## Records for the exercise
------------------------
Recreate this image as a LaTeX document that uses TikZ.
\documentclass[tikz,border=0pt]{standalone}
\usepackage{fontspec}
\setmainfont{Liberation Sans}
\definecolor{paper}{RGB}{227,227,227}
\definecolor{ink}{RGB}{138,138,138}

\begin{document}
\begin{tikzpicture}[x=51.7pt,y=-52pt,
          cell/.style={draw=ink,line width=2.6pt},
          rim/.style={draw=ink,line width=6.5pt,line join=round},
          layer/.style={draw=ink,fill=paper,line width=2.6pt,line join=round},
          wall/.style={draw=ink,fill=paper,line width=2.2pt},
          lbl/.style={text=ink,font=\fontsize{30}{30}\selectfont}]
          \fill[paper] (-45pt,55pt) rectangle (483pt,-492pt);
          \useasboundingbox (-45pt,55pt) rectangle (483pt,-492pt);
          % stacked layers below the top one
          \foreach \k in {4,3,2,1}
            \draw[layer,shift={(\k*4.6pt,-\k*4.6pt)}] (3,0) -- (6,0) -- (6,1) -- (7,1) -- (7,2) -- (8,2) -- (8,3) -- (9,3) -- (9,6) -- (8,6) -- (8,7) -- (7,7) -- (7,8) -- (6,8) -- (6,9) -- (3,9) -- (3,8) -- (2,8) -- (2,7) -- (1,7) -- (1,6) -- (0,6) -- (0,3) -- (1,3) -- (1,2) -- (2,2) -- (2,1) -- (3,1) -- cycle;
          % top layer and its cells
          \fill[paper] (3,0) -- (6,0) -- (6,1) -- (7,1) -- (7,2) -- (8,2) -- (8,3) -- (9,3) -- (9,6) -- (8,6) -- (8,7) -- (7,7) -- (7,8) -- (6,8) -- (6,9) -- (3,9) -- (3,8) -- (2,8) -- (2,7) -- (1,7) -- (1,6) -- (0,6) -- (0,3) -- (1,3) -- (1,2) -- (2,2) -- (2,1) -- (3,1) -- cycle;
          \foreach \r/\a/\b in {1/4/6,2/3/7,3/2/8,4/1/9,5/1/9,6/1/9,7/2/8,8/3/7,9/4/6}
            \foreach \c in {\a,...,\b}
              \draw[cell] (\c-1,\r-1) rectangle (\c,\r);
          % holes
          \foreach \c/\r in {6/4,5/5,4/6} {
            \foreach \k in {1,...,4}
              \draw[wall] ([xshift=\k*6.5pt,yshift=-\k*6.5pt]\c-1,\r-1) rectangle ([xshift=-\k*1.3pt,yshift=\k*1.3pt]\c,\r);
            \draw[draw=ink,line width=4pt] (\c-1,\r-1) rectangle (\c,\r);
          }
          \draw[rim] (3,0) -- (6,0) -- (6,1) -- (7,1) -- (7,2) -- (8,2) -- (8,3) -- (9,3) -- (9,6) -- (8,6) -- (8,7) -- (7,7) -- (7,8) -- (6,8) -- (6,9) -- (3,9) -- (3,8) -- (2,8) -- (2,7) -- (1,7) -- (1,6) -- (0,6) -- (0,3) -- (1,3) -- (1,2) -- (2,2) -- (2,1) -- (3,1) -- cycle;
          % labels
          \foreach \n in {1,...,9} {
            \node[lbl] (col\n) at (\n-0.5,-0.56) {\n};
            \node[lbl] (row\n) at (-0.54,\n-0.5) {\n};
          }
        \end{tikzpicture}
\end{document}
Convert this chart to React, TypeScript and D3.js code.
------------------------
Gather all lines from the listing above in which "this" occurs.

Recreate this image as a LaTeX document that uses TikZ.
Convert this chart to React, TypeScript and D3.js code.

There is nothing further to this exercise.